▸ **BRIEF**
Leave the pictures out and retype the lines from the beginning through the line with "ax.set_ylim(1.85, 1.854)", both ends included.
* Begin GIVEN INFORMATION *
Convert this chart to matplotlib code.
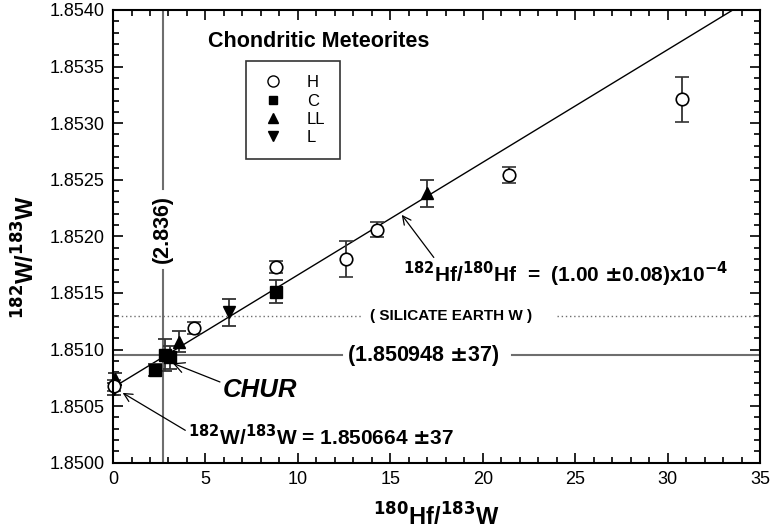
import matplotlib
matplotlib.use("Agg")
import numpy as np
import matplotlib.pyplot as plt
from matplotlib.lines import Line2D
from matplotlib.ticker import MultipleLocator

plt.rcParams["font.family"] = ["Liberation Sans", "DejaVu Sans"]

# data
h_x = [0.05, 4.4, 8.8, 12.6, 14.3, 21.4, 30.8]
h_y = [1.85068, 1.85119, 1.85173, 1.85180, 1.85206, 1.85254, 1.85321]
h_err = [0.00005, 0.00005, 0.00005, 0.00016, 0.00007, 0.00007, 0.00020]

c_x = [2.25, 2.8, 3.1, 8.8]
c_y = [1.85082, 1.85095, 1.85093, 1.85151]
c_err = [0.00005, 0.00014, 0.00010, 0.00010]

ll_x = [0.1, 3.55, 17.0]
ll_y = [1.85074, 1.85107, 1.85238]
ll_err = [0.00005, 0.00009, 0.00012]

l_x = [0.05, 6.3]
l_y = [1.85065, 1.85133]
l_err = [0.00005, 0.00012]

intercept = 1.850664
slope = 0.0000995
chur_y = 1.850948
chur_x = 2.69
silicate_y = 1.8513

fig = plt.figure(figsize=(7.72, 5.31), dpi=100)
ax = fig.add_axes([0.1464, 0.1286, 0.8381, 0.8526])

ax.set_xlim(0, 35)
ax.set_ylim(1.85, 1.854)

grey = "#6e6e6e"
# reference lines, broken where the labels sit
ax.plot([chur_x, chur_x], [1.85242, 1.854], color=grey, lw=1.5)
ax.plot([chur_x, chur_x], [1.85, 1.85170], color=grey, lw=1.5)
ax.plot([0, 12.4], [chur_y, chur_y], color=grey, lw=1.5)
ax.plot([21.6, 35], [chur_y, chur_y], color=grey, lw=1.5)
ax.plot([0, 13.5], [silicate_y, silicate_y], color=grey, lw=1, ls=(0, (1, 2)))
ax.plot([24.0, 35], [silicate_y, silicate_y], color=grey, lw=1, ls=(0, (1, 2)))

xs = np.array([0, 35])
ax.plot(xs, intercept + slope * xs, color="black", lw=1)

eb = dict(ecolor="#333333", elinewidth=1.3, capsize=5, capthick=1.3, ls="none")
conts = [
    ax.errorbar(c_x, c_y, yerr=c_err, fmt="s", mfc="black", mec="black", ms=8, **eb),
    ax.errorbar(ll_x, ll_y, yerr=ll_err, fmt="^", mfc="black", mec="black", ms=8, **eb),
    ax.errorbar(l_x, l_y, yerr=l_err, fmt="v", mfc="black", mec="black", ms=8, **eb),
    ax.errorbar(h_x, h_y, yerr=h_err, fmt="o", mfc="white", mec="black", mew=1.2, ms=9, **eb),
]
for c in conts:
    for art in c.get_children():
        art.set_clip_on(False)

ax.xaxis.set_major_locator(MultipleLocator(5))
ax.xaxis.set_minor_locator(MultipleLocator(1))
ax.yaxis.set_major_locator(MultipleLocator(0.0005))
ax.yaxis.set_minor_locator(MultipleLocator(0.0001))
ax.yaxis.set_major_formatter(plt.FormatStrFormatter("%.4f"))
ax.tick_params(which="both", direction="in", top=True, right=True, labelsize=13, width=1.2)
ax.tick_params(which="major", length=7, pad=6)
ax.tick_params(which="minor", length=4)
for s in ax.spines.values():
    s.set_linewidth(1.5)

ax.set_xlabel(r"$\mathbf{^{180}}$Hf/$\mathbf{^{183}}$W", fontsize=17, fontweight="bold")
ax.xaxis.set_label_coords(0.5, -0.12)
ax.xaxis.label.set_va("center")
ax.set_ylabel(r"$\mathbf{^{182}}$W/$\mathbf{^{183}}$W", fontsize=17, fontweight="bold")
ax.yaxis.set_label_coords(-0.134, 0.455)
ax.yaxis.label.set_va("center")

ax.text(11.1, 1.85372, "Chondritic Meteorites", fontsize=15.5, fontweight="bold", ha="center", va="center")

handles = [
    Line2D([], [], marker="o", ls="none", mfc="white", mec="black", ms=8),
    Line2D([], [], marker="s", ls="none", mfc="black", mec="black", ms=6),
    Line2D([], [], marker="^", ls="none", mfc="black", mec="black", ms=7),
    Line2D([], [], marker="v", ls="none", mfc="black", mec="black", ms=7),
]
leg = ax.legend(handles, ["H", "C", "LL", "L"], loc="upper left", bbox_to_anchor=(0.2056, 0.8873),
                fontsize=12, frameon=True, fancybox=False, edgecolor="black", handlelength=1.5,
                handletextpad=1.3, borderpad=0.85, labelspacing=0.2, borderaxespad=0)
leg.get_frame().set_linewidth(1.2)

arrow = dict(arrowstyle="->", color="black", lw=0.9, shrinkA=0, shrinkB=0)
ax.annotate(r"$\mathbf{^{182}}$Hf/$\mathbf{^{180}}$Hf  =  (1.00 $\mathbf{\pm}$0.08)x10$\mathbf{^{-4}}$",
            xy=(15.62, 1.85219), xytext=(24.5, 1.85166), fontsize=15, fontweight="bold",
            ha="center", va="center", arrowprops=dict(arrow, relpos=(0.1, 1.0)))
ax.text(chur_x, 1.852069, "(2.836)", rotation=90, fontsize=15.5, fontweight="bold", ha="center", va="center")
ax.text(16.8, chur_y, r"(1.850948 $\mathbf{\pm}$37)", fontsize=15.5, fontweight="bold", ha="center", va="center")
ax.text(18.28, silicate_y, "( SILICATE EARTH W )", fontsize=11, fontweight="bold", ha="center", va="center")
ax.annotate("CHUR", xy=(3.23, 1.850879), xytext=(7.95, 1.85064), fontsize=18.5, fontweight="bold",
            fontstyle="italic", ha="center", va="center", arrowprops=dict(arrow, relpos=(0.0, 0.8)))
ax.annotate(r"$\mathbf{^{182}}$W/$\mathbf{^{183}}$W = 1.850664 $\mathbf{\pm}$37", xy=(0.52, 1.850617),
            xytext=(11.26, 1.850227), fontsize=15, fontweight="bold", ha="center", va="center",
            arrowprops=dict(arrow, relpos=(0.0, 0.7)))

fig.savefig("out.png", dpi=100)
* End GIVEN INFORMATION *
▸ **EXERCISE RESULT**
Convert this chart to matplotlib code.
import matplotlib
matplotlib.use("Agg")
import numpy as np
import matplotlib.pyplot as plt
from matplotlib.lines import Line2D
from matplotlib.ticker import MultipleLocator

plt.rcParams["font.family"] = ["Liberation Sans", "DejaVu Sans"]

# data
h_x = [0.05, 4.4, 8.8, 12.6, 14.3, 21.4, 30.8]
h_y = [1.85068, 1.85119, 1.85173, 1.85180, 1.85206, 1.85254, 1.85321]
h_err = [0.00005, 0.00005, 0.00005, 0.00016, 0.00007, 0.00007, 0.00020]

c_x = [2.25, 2.8, 3.1, 8.8]
c_y = [1.85082, 1.85095, 1.85093, 1.85151]
c_err = [0.00005, 0.00014, 0.00010, 0.00010]

ll_x = [0.1, 3.55, 17.0]
ll_y = [1.85074, 1.85107, 1.85238]
ll_err = [0.00005, 0.00009, 0.00012]

l_x = [0.05, 6.3]
l_y = [1.85065, 1.85133]
l_err = [0.00005, 0.00012]

intercept = 1.850664
slope = 0.0000995
chur_y = 1.850948
chur_x = 2.69
silicate_y = 1.8513

fig = plt.figure(figsize=(7.72, 5.31), dpi=100)
ax = fig.add_axes([0.1464, 0.1286, 0.8381, 0.8526])

ax.set_xlim(0, 35)
ax.set_ylim(1.85, 1.854)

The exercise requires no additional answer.